● **Objective**: Return the listing below verbatim. Pictures do not belong in the copy.

- - - -

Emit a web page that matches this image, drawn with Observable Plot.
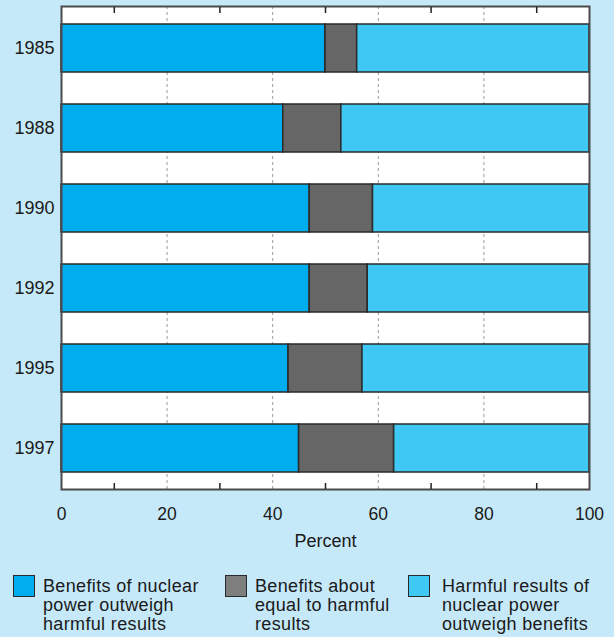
<!DOCTYPE html>
<html><head><meta charset="utf-8">
<script src="https://cdn.jsdelivr.net/npm/d3@7"></script>
<script src="https://cdn.jsdelivr.net/npm/@observablehq/plot@0.6"></script>
<style>
html,body{margin:0;padding:0;background:#c6e9f9;}
body{width:614px;height:637px;overflow:hidden;font-family:"Liberation Sans",Arial,sans-serif;}
#chart svg{display:block;}
#legend{position:relative;height:77px;}
.item{position:absolute;top:15px;display:flex;align-items:flex-start;}
.sw{width:20px;height:20px;border:1.5px solid #2a2a2a;flex:none;}
.lab{font-size:18px;letter-spacing:0.35px;line-height:19px;color:#1a1a1a;margin-top:2px;}
</style></head><body><div id="chart"></div><div id="legend"></div>
<script>
const years = ["1985", "1988", "1990", "1992", "1995", "1997"];
const benefits = [50, 42, 47, 47, 43, 45];
const equal = [6, 11, 12, 11, 14, 18];
const harmful = [44, 47, 41, 42, 43, 37];
const categories = [
  "Benefits of nuclear power outweigh harmful results",
  "Benefits about equal to harmful results",
  "Harmful results of nuclear power outweigh benefits"
];
const legendLines = [
  ["Benefits of nuclear", "power outweigh", "harmful results"],
  ["Benefits about", "equal to harmful", "results"],
  ["Harmful results of", "nuclear power", "outweigh benefits"]
];
const xTicks = [0, 20, 40, 60, 80, 100];
const gridTicks = [20, 40, 60, 80];
const minorTicks = [10, 30, 50, 70, 90];

const barColors = ["#00aeef", "#666666", "#40c8f4"];
const swatchColors = ["#00aeef", "#7e7e7f", "#40c8f4"];

const series = [benefits, equal, harmful];
const rows = years.flatMap((y, i) => series.map((s, k) => ({year: y, cat: categories[k], value: s[i]})));

const chart = Plot.plot({
  width: 614,
  height: 560,
  marginTop: 6,
  marginBottom: 71,
  marginLeft: 61,
  marginRight: 25,
  style: {fontFamily: "Liberation Sans, Arial, sans-serif", fontSize: "17px", color: "#1a1a1a", background: "transparent"},
  x: {domain: [0, 100]},
  y: {domain: years, paddingInner: 0.4, paddingOuter: 0.2},
  color: {domain: categories, range: barColors},
  marks: [
    Plot.frame({fill: "white", stroke: null}),
    Plot.ruleX(gridTicks, {stroke: "#9a9a9a", strokeDasharray: "3,3", strokeWidth: 1}),
    Plot.barX(rows, Plot.stackX({x: "value", y: "year", fill: "cat", stroke: "#2a2a2a", strokeWidth: 1.5, order: null})),
    Plot.frame({stroke: "#4a4a4a", strokeWidth: 2}),
    Plot.axisX(minorTicks, {anchor: "top", tickSize: 6, dy: 6, fill: "none", stroke: "#222", strokeWidth: 1.5, label: null}),
    Plot.axisX(minorTicks, {anchor: "bottom", tickSize: 6, dy: -6, fill: "none", stroke: "#222", strokeWidth: 1.5, label: null}),
    Plot.axisX(xTicks, {anchor: "bottom", tickSize: 0, tickPadding: 18, fontSize: 17.5, label: null}),
    Plot.text(["Percent"], {frameAnchor: "bottom", lineAnchor: "middle", dy: 52, fontSize: 18, letterSpacing: 0.35, fill: "#1a1a1a"}),
    Plot.axisY({tickSize: 0, tickPadding: 7, fontSize: 18, label: null})
  ]
});
document.getElementById("chart").appendChild(chart);

const legend = document.getElementById("legend");
const lefts = [13, 225, 408];
const gaps = [8, 8, 12];
categories.forEach((c, i) => {
  const item = document.createElement("div");
  item.className = "item";
  item.style.left = lefts[i] + "px";
  const sw = document.createElement("div");
  sw.className = "sw";
  sw.style.background = swatchColors[i];
  sw.style.marginRight = gaps[i] + "px";
  const lab = document.createElement("div");
  lab.className = "lab";
  lab.innerHTML = legendLines[i].join("<br>");
  item.appendChild(sw);
  item.appendChild(lab);
  legend.appendChild(item);
});
</script>
</body></html>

- - - -

● **The output**:
Emit a web page that matches this image, drawn with Observable Plot.
<!DOCTYPE html>
<html><head><meta charset="utf-8">
<script src="https://cdn.jsdelivr.net/npm/d3@7"></script>
<script src="https://cdn.jsdelivr.net/npm/@observablehq/plot@0.6"></script>
<style>
html,body{margin:0;padding:0;background:#c6e9f9;}
body{width:614px;height:637px;overflow:hidden;font-family:"Liberation Sans",Arial,sans-serif;}
#chart svg{display:block;}
#legend{position:relative;height:77px;}
.item{position:absolute;top:15px;display:flex;align-items:flex-start;}
.sw{width:20px;height:20px;border:1.5px solid #2a2a2a;flex:none;}
.lab{font-size:18px;letter-spacing:0.35px;line-height:19px;color:#1a1a1a;margin-top:2px;}
</style></head><body><div id="chart"></div><div id="legend"></div>
<script>
const years = ["1985", "1988", "1990", "1992", "1995", "1997"];
const benefits = [50, 42, 47, 47, 43, 45];
const equal = [6, 11, 12, 11, 14, 18];
const harmful = [44, 47, 41, 42, 43, 37];
const categories = [
  "Benefits of nuclear power outweigh harmful results",
  "Benefits about equal to harmful results",
  "Harmful results of nuclear power outweigh benefits"
];
const legendLines = [
  ["Benefits of nuclear", "power outweigh", "harmful results"],
  ["Benefits about", "equal to harmful", "results"],
  ["Harmful results of", "nuclear power", "outweigh benefits"]
];
const xTicks = [0, 20, 40, 60, 80, 100];
const gridTicks = [20, 40, 60, 80];
const minorTicks = [10, 30, 50, 70, 90];

const barColors = ["#00aeef", "#666666", "#40c8f4"];
const swatchColors = ["#00aeef", "#7e7e7f", "#40c8f4"];

const series = [benefits, equal, harmful];
const rows = years.flatMap((y, i) => series.map((s, k) => ({year: y, cat: categories[k], value: s[i]})));

const chart = Plot.plot({
  width: 614,
  height: 560,
  marginTop: 6,
  marginBottom: 71,
  marginLeft: 61,
  marginRight: 25,
  style: {fontFamily: "Liberation Sans, Arial, sans-serif", fontSize: "17px", color: "#1a1a1a", background: "transparent"},
  x: {domain: [0, 100]},
  y: {domain: years, paddingInner: 0.4, paddingOuter: 0.2},
  color: {domain: categories, range: barColors},
  marks: [
    Plot.frame({fill: "white", stroke: null}),
    Plot.ruleX(gridTicks, {stroke: "#9a9a9a", strokeDasharray: "3,3", strokeWidth: 1}),
    Plot.barX(rows, Plot.stackX({x: "value", y: "year", fill: "cat", stroke: "#2a2a2a", strokeWidth: 1.5, order: null})),
    Plot.frame({stroke: "#4a4a4a", strokeWidth: 2}),
    Plot.axisX(minorTicks, {anchor: "top", tickSize: 6, dy: 6, fill: "none", stroke: "#222", strokeWidth: 1.5, label: null}),
    Plot.axisX(minorTicks, {anchor: "bottom", tickSize: 6, dy: -6, fill: "none", stroke: "#222", strokeWidth: 1.5, label: null}),
    Plot.axisX(xTicks, {anchor: "bottom", tickSize: 0, tickPadding: 18, fontSize: 17.5, label: null}),
    Plot.text(["Percent"], {frameAnchor: "bottom", lineAnchor: "middle", dy: 52, fontSize: 18, letterSpacing: 0.35, fill: "#1a1a1a"}),
    Plot.axisY({tickSize: 0, tickPadding: 7, fontSize: 18, label: null})
  ]
});
document.getElementById("chart").appendChild(chart);

const legend = document.getElementById("legend");
const lefts = [13, 225, 408];
const gaps = [8, 8, 12];
categories.forEach((c, i) => {
  const item = document.createElement("div");
  item.className = "item";
  item.style.left = lefts[i] + "px";
  const sw = document.createElement("div");
  sw.className = "sw";
  sw.style.background = swatchColors[i];
  sw.style.marginRight = gaps[i] + "px";
  const lab = document.createElement("div");
  lab.className = "lab";
  lab.innerHTML = legendLines[i].join("<br>");
  item.appendChild(sw);
  item.appendChild(lab);
  legend.appendChild(item);
});
</script>
</body></html>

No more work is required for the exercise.